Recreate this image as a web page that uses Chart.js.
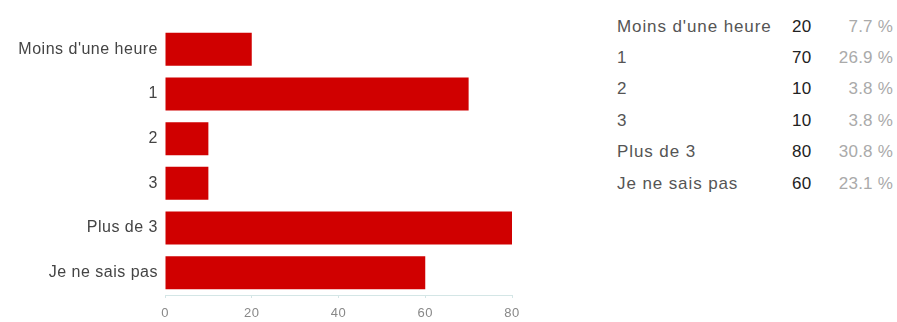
<!DOCTYPE html>
<html><head><meta charset="utf-8">
<script src="https://cdn.jsdelivr.net/npm/chart.js@4/dist/chart.umd.min.js"></script>
<style>
html,body{margin:0;padding:0;background:#fff;width:897px;height:322px;overflow:hidden;font-family:"Liberation Sans",Arial,sans-serif;}
#wrap{position:absolute;left:0;top:0;width:540px;height:322px;}
#tbl{position:absolute;left:617px;top:11px;border-collapse:collapse;font-size:17px;letter-spacing:0.9px;}
#tbl td{height:31.4px;padding:0;white-space:nowrap;}
#tbl td.l{color:#555;width:175px;}
#tbl td.v{color:#222;width:40px;text-align:left;letter-spacing:0.4px;}
#tbl td.p{color:#aaa;width:61px;text-align:right;letter-spacing:0.2px;}
</style></head><body>
<div id="wrap"><canvas id="c"></canvas></div>
<table id="tbl"></table>
<script>
const categories = ["Moins d'une heure","1","2","3","Plus de 3","Je ne sais pas"];
const counts = [20,70,10,10,80,60];
const percents = ["7.7 %","26.9 %","3.8 %","3.8 %","30.8 %","23.1 %"];
const xTicks = [0,20,40,60,80];

const tbl = document.getElementById('tbl');
categories.forEach((c,i)=>{
  const tr=document.createElement('tr');
  tr.innerHTML='<td class="l"></td><td class="v"></td><td class="p"></td>';
  tr.children[0].textContent=c;
  tr.children[1].textContent=counts[i];
  tr.children[2].textContent=percents[i];
  tbl.appendChild(tr);
});

const spacing = {id:'spacing',beforeDraw(chart){chart.ctx.letterSpacing='0.5px';}};

new Chart(document.getElementById('c'),{
  type:'bar',
  data:{labels:categories,datasets:[{data:counts,backgroundColor:'#d00000',borderWidth:0,barPercentage:0.74,categoryPercentage:1}]},
  plugins:[spacing],
  options:{
    indexAxis:'y',responsive:true,maintainAspectRatio:false,animation:false,
    layout:{padding:{top:27,right:28,bottom:0,left:0}},
    plugins:{legend:{display:false},tooltip:{enabled:false}},
    scales:{
      x:{min:xTicks[0],max:xTicks[xTicks.length-1],
        afterFit:s=>{s.height=27;},
        afterBuildTicks:s=>{s.ticks=xTicks.map(v=>({value:v}));},
        grid:{drawOnChartArea:false,tickLength:3,color:'#d4e6e6'},
        border:{display:true,color:'#d4e6e6'},
        ticks:{color:'#888',font:{family:'Liberation Sans',size:13},padding:8}},
      y:{afterFit:s=>{s.width=165;},
        grid:{display:false,drawTicks:false,tickLength:0},border:{display:false},
        ticks:{color:'#444',font:{family:'Liberation Sans',size:16},padding:7}}
    }
  }
});
</script>
</body></html>
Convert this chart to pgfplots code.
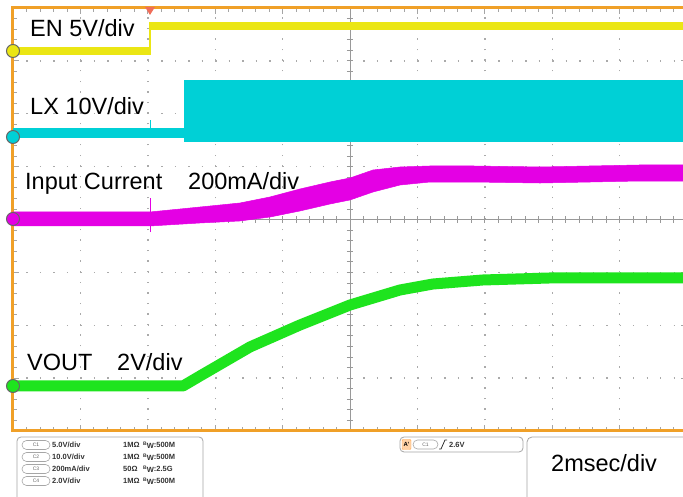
\documentclass[border=0pt]{standalone}
\usepackage{pgfplots}
\pgfplotsset{compat=1.18}
\usepackage{fontspec}
\setmainfont{Liberation Sans}

\definecolor{scopeorange}{RGB}{240,160,40}
\definecolor{chyellow}{RGB}{235,230,20}
\definecolor{chcyan}{RGB}{0,208,214}
\definecolor{chmagenta}{RGB}{228,0,228}
\definecolor{chgreen}{RGB}{30,228,30}
\definecolor{gridgray}{RGB}{165,165,165}
\definecolor{dotgray}{RGB}{170,170,170}
\definecolor{trigred}{RGB}{240,110,90}

% small bold text of the info panel
\newcommand\sm{\bfseries\fontsize{7.5}{8}\selectfont}
% channel pill: x, y(centre), width, text
\newcommand\pill[4]{%
  \draw[gray!70, line width=0.6pt, rounded corners=4.5pt] (#1,#2-4.5) rectangle ++(#3,9);
  \node[font=\fontsize{5}{5}\selectfont, text=gray!80!black] at (#1+#3/2,#2) {#4};}

\begin{document}
\begin{tikzpicture}
\fill[white] (0,0) rectangle (683pt,497pt);
\useasboundingbox (0,0) rectangle (683pt,497pt);

\begin{axis}[
  at={(13pt,66pt)}, anchor=south west,
  width=674pt, height=423pt, scale only axis,
  xmin=0, xmax=10, ymin=-4, ymax=4,
  xtick={0,...,10}, ytick={-4,...,4},
  minor x tick num=4, minor y tick num=4,
  xticklabels={}, yticklabels={},
  tick align=inside,
  major tick length=6pt, minor tick length=4pt,
  tick style={gridgray, line width=0.8pt},
  axis line style={draw=none},
  clip=false,
]
% dotted graticule
\pgfplotsinvokeforeach{1,2,3,4,6,7,8,9}{\draw[dotgray, line width=1.4pt, dash pattern=on 1.4pt off 9.175pt] (#1,-4) -- (#1,4);}
\pgfplotsinvokeforeach{-3,-2,-1,1,2,3}{\draw[dotgray, line width=1.4pt, dash pattern=on 1.4pt off 12.08pt] (0,#1) -- (10,#1);}

% centre crosshair
\draw[gray!80, line width=1pt] (5,-4) -- (5,4);
\draw[gray!80, line width=1pt] (0,0) -- (10,0);
\pgfplotsinvokeforeach{1,...,49}{\draw[gray!80, line width=0.8pt] ({#1*0.2},-0.057) -- ({#1*0.2},0.057);}
\pgfplotsinvokeforeach{-19,...,19}{\draw[gray!80, line width=0.8pt] (4.955,{#1*0.2}) -- (5.045,{#1*0.2});}

% frame
\draw[scopeorange, line width=3pt] (10.3,4) -- (0,4) -- (0,-4) -- (10.3,-4);

% C1: EN
\addplot[chyellow, line width=8pt] coordinates {(0,3.187) (2.033,3.187)};
\addplot[chyellow, line width=1.5pt] coordinates {(2.033,3.11) (2.033,3.74)};
\addplot[chyellow, line width=8pt] coordinates {(2.033,3.660) (10,3.660)};

% C2: LX
\addplot[chcyan, line width=10pt] coordinates {(0,1.636) (2.537,1.636)};
\addplot[chcyan, line width=1pt] coordinates {(2.033,1.55) (2.033,1.88)};
\addplot[fill=chcyan, draw=none] coordinates {(2.537,1.466) (2.537,2.638) (10,2.638) (10,1.466)} -- cycle;

% C3: input current (band: upper edge, then lower edge back)
\addplot[fill=chmagenta, draw=chmagenta, line width=0.5pt] coordinates {
  (0,0.142) (2.033,0.142) (2.774,0.236) (3.368,0.312) (3.813,0.426) (4.258,0.577)
  (4.703,0.709) (5.000,0.785) (5.341,0.936) (5.742,0.993) (6.187,1.012) (6.825,1.012)
  (7.819,0.993) (9.303,1.031) (10,1.031)
  (10,0.728) (9.303,0.728) (7.819,0.690) (6.825,0.709) (6.187,0.709) (5.742,0.652)
  (5.341,0.520) (5.000,0.369) (4.703,0.293) (4.258,0.161) (3.813,0.047) (3.368,-0.028)
  (2.774,-0.066) (2.033,-0.123) (0,-0.123)
} -- cycle;
\addplot[chmagenta, line width=1pt] coordinates {(2.033,-0.24) (2.033,0.40)};

% C4: VOUT
\addplot[chgreen, line width=11pt, line join=round] coordinates {
  (0,-3.149) (2.522,-3.149) (2.774,-2.960) (3.516,-2.411) (4.258,-1.995)
  (5,-1.617) (5.742,-1.333) (6.231,-1.220) (6.973,-1.144) (7.967,-1.106) (10,-1.106)
};

% channel markers
\addplot[only marks, mark=*, mark size=6.5pt, mark options={fill=chyellow, draw=black!60, line width=1pt}] coordinates {(0,3.187)};
\addplot[only marks, mark=*, mark size=6.5pt, mark options={fill=chcyan, draw=black!60, line width=1pt}] coordinates {(0,1.560)};
\addplot[only marks, mark=*, mark size=6.5pt, mark options={fill=chmagenta, draw=black!60, line width=1pt}] coordinates {(0,0.01)};
\addplot[only marks, mark=*, mark size=6.5pt, mark options={fill=chgreen, draw=black!60, line width=1pt}] coordinates {(0,-3.149)};
\node[font=\fontsize{5}{5}\selectfont, text=black!70] at (0,3.187) {1};
\node[font=\fontsize{5}{5}\selectfont, text=black!70] at (0,1.560) {2};
\node[font=\fontsize{5}{5}\selectfont, text=black!70] at (0,0.01) {3};
\node[font=\fontsize{5}{5}\selectfont, text=black!70] at (0,-3.149) {4};
\end{axis}

% everything below in image pixels, y downwards
\begin{scope}[x=1pt, y=-1pt, yshift=497pt]
\fill[trigred] (145,7) -- (155,7) -- (150,15) -- cycle;

\begin{scope}[every node/.style={anchor=base west, inner sep=0pt, font=\fontsize{23.5}{24}\selectfont}]
\node at (30,37) {EN 5V/div};
\node at (30,115) {LX 10V/div};
\node at (25,190) {Input Current};
\node at (188,190) {200mA/div};
\node at (27,371) {VOUT};
\node at (117,371) {2V/div};
\end{scope}

% channel settings box
\draw[gray!70, line width=0.8pt, rounded corners=4pt] (17,437) rectangle (203,510);
\pill{22}{445}{28}{C1}
\pill{22}{457}{28}{C2}
\pill{22}{469}{28}{C3}
\pill{22}{481}{28}{C4}
\begin{scope}[every node/.style={anchor=west, inner sep=0pt, font=\sm, text=black!80}]
\node at (52,445) {5.0V/div};
\node at (52,457) {10.0V/div};
\node at (52,469) {200mA/div};
\node at (52,481) {2.0V/div};
\node at (123,445) {1MΩ};
\node at (123,457) {1MΩ};
\node at (123,469) {50Ω};
\node at (123,481) {1MΩ};
\node at (143,445) {\raisebox{1.5pt}{\fontsize{5}{5}\selectfont B}\raisebox{-1pt}{W}:500M};
\node at (143,457) {\raisebox{1.5pt}{\fontsize{5}{5}\selectfont B}\raisebox{-1pt}{W}:500M};
\node at (143,469) {\raisebox{1.5pt}{\fontsize{5}{5}\selectfont B}\raisebox{-1pt}{W}:2.5G};
\node at (143,481) {\raisebox{1.5pt}{\fontsize{5}{5}\selectfont B}\raisebox{-1pt}{W}:500M};
\end{scope}

% trigger box
\draw[gray!70, line width=0.8pt, rounded corners=4pt] (400,437) rectangle (523,452);
\draw[fill=orange!35, draw=orange!70, rounded corners=1pt] (402,439.5) rectangle (411,449.5);
\node[font=\bfseries\fontsize{6}{6}\selectfont] at (406.5,444.5) {A'};
\pill{413}{444.5}{25}{C1}
\draw[black!80, line width=0.8pt] (439,449) -- (441,449) -- (445,440) -- (447,440);
\node[anchor=west, inner sep=0pt, font=\sm, text=black!80] at (449,444.5) {2.6V};

% timebase box
\draw[gray!70, line width=0.8pt, rounded corners=5pt] (527,437) rectangle (700,510);
\node[anchor=base west, inner sep=0pt, font=\fontsize{23.5}{24}\selectfont] at (551,472) {2msec/div};
\end{scope}
\end{tikzpicture}
\end{document}
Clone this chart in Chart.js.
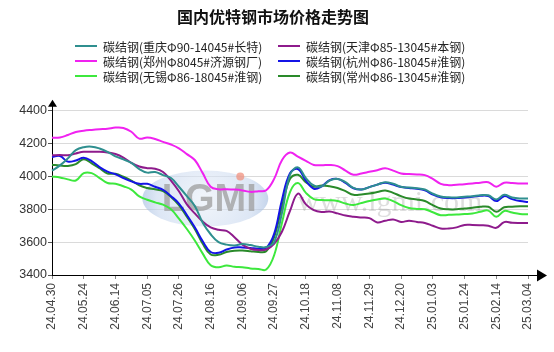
<!DOCTYPE html>
<html><head><meta charset="utf-8">
<script src="https://cdn.jsdelivr.net/npm/chart.js@4"></script>
<style>html,body{margin:0;padding:0;background:#fff}#wrap{width:554px;height:352px;position:relative}</style>
</head><body><div id="wrap"><canvas id="c" width="554" height="352"></canvas></div>
<script>
// ---------- data ----------
const chartTitle = '国内优特钢市场价格走势图';
const tickDates = ['24.04.30','24.05.24','24.06.14','24.07.05','24.07.26','24.08.16','24.09.06','24.09.27','24.10.18','24.11.08','24.11.29','24.12.20','25.01.03','25.01.24','25.02.14','25.03.04'];
const stepsPerTick = 4;
const yTicks = [3400, 3600, 3800, 4000, 4200, 4400];
const seriesNames = ['碳结钢(重庆Φ90-14045#长特)','碳结钢(天津Φ85-13045#本钢)','碳结钢(郑州Φ8045#济源钢厂)','碳结钢(杭州Φ86-18045#淮钢)','碳结钢(无锡Φ86-18045#淮钢)','碳结钢(常州Φ86-13045#淮钢)'];
const seriesColors = ['#2f8f8f','#8e1b8c','#f022f0','#1414e6','#3de83d','#2a8a2a'];

const chongqing = [4035,4067,4110,4160,4178,4181,4170,4150,4122,4104,4082,4045,4023,4027,4008,
  3990,3937,3880,3820,3718,3648,3600,3585,3580,3588,3582,3572,3570,
  3600,3780,4010,4055,
  3990,3945,3940,3975,3985,3965,3930,3920,3935,3950,3965,3955,3937,3932,3928,3920,
  3895,3878,3873,3872,3876,3880,3886,3885,3860,3888,3872,3866,3866];
const tianjin = [4129,4130,4129,4140,4150,4150,4150,4146,4136,4115,4083,4060,4050,4047,4027,
  3975,3910,3830,3775,3725,3690,3675,3668,3630,3585,3560,3552,3555,
  3590,3665,3790,3895,
  3830,3795,3784,3786,3775,3762,3755,3750,3746,3720,3730,3738,3723,3730,3723,3717,
  3700,3683,3683,3690,3705,3705,3703,3700,3687,3722,3718,3717,3717];
const zhengzhou = [4235,4237,4252,4270,4278,4283,4287,4290,4297,4295,4272,4230,4237,4228,4210,
  4194,4171,4136,4100,4020,3937,3922,3922,3920,3915,3906,3910,3916,
  3985,4100,4145,4120,
  4095,4070,4068,4070,4063,4035,4010,4018,4028,4038,4049,4035,4018,4014,4012,4008,
  3985,3955,3947,3950,3953,3957,3962,3965,3937,3962,3960,3957,3957];
const hangzhou = [4118,4124,4090,4097,4114,4093,4057,4029,4013,3990,3970,3955,3955,3937,3918,
  3880,3835,3765,3690,3605,3540,3535,3555,3568,3568,3565,3560,3565,
  3650,3860,4020,4045,
  3975,3925,3940,3978,3985,3960,3928,3920,3935,3950,3962,3950,3935,3930,3925,3915,
  3890,3873,3868,3868,3872,3876,3882,3880,3850,3880,3862,3850,3845];
const wuxi = [4000,3994,3982,3975,4020,4020,3990,3960,3956,3940,3920,3878,3858,3842,3828,
  3800,3743,3680,3610,3530,3460,3447,3458,3450,3447,3440,3437,3433,
  3520,3720,3905,3960,
  3900,3862,3856,3855,3850,3835,3826,3838,3850,3860,3866,3850,3825,3808,3802,3800,
  3782,3764,3766,3768,3771,3774,3785,3792,3754,3790,3780,3772,3770];
const changzhou = [4071,4066,4064,4075,4105,4080,4050,4018,4016,3998,3975,3945,3930,3922,3910,
  3875,3825,3755,3680,3590,3525,3523,3540,3548,3549,3545,3540,3545,
  3630,3820,3985,4010,
  3965,3937,3945,3940,3930,3910,3888,3890,3896,3905,3915,3900,3880,3865,3860,3850,
  3825,3805,3800,3800,3805,3809,3815,3815,3785,3812,3815,3818,3819];
const seriesValues = [chongqing, tianjin, zhengzhou, hangzhou, wuxi, changzhou];

// ---------- categories (trading-day steps between labelled dates) ----------
function parseD(s){ const p = s.split('.').map(Number); return Date.UTC(2000+p[0], p[1]-1, p[2]); }
function fmtD(t){ const d = new Date(t); const z = n => String(n).padStart(2,'0');
  return z(d.getUTCFullYear()-2000)+'.'+z(d.getUTCMonth()+1)+'.'+z(d.getUTCDate()); }
const categories = [];
for (let k = 0; k < tickDates.length-1; k++) {
  const a = parseD(tickDates[k]), b = parseD(tickDates[k+1]);
  const days = (b-a)/86400000;
  for (let j = 0; j < stepsPerTick; j++) {
    categories.push(j === 0 ? tickDates[k] : fmtD(a + Math.round(days*j/stepsPerTick)*86400000));
  }
}
categories.push(tickDates[tickDates.length-1]);

// ---------- decorations: watermark, axis arrows, two-column legend ----------
const decor = {
  id: 'decor',
  beforeDatasetsDraw(chart) {
    const {ctx, chartArea: a} = chart;
    const w = a.right - a.left, h = a.bottom - a.top;
    const cx = a.left + w*0.322, cy = a.top + h*0.535;
    ctx.save();
    ctx.globalAlpha = 0.6;
    const g = ctx.createRadialGradient(cx, cy, 5, cx, cy, 63);
    g.addColorStop(0, '#e4ecf7'); g.addColorStop(0.75, '#c6d6ee'); g.addColorStop(1, '#9fb9de');
    ctx.fillStyle = g;
    ctx.beginPath(); ctx.ellipse(cx, cy, 63, 28, 0, 0, Math.PI*2); ctx.fill();
    ctx.globalAlpha = 0.75;
    ctx.fillStyle = '#9c9c9c';
    ctx.font = 'bold 38px "Liberation Sans"';
    ctx.textAlign = 'center'; ctx.textBaseline = 'middle';
    ctx.fillText('LGMI', cx+4, cy+2);
    ctx.fillStyle = '#f0907e';
    ctx.beginPath(); ctx.arc(cx+35, cy-22, 4, 0, Math.PI*2); ctx.fill();
    ctx.globalAlpha = 0.28;
    ctx.fillStyle = '#8a8a8a';
    ctx.font = '30px "Liberation Serif"';
    ctx.fillText('www.lgmi.com', a.left + w*0.71, a.top + h*0.56);
    ctx.restore();
  },
  afterDraw(chart) {
    const {ctx, chartArea: a} = chart;
    ctx.save();
    ctx.strokeStyle = '#000'; ctx.fillStyle = '#000'; ctx.lineWidth = 1;
    // y axis arrow
    const xl = Math.round(a.left) + 0.5;
    ctx.beginPath(); ctx.moveTo(xl, a.top); ctx.lineTo(xl, a.top-5); ctx.stroke();
    ctx.beginPath(); ctx.moveTo(xl-4.5, a.top-4); ctx.lineTo(xl+4.5, a.top-4); ctx.lineTo(xl, a.top-11); ctx.closePath(); ctx.fill();
    // x axis arrow
    const yb = Math.round(a.bottom) + 0.5;
    ctx.beginPath(); ctx.moveTo(a.right, yb); ctx.lineTo(a.right+10, yb); ctx.stroke();
    ctx.beginPath(); ctx.moveTo(a.right+9, yb-6); ctx.lineTo(a.right+9, yb+6); ctx.lineTo(a.right+19, yb); ctx.closePath(); ctx.fill();
    // legend (2 columns, row-major order)
    const cols = [75, 278], rows = [46, 61, 76];
    ctx.font = '12px "Noto Sans CJK SC"';
    ctx.textAlign = 'left'; ctx.textBaseline = 'middle';
    chart.data.datasets.forEach((ds, i) => {
      const x = cols[i % 2], y = rows[Math.floor(i/2)];
      ctx.strokeStyle = ds.borderColor; ctx.lineWidth = 2;
      ctx.beginPath(); ctx.moveTo(x, y); ctx.lineTo(x+22, y); ctx.stroke();
      ctx.fillStyle = '#222';
      ctx.fillText(ds.label, x+28, y+1);
    });
    ctx.restore();
  }
};

new Chart(document.getElementById('c'), {
  type: 'line',
  data: {
    labels: categories,
    datasets: seriesNames.map((n, i) => ({
      label: n, data: seriesValues[i], borderColor: seriesColors[i], backgroundColor: seriesColors[i],
      borderWidth: 2, pointRadius: 0, tension: 0.4, fill: false
    }))
  },
  options: {
    responsive: false, animation: false, devicePixelRatio: 1,
    layout: { padding: { left: 0, right: 8, top: 0, bottom: 0 } },
    plugins: {
      legend: { display: false },
      tooltip: { enabled: false },
      title: { display: true, text: chartTitle, color: '#111',
        font: { family: '"Noto Sans CJK SC"', size: 16, weight: 'bold' },
        padding: { top: 7, bottom: 84.5 } }
    },
    scales: {
      x: {
        type: 'category', offset: false,
        grid: { display: true, drawOnChartArea: false, drawTicks: true, tickLength: 4, color: '#888' },
        border: { display: true, color: '#000', width: 1 },
        ticks: { autoSkip: false, minRotation: 90, maxRotation: 90, padding: 4, color: '#444',
          font: { family: '"Liberation Sans"', size: 12 } },
        afterBuildTicks: s => { s.ticks = s.ticks.filter(t => t.value % stepsPerTick === 0); },
        afterFit: s => { s.height = 77; }
      },
      y: {
        type: 'linear', position: 'left', min: yTicks[0], max: yTicks[yTicks.length-1],
        grid: { color: '#dadada', drawTicks: true, tickLength: 4, tickColor: '#555' },
        border: { display: true, color: '#000', width: 1 },
        ticks: { padding: 1, color: '#333', font: { family: '"Liberation Sans"', size: 12.5 },
          callback: v => String(v) },
        afterBuildTicks: s => { s.ticks = yTicks.map(v => ({ value: v })); },
        afterFit: s => { s.width = 52; }
      },
      y2: {
        type: 'linear', position: 'right', display: true,
        grid: { display: false, drawTicks: false }, border: { display: false },
        ticks: { display: false },
        afterFit: s => { s.width = 18; }
      }
    }
  },
  plugins: [decor]
});
</script>
</body></html>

^^^^^^^^^^^^^^^^

Aim →
Scan the material above. Copy each line that holds the word "this".

Written response →
Recreate this image as a web page that uses Chart.js.
Convert this chart to pgfplots code.
Clone this chart in Chart.js.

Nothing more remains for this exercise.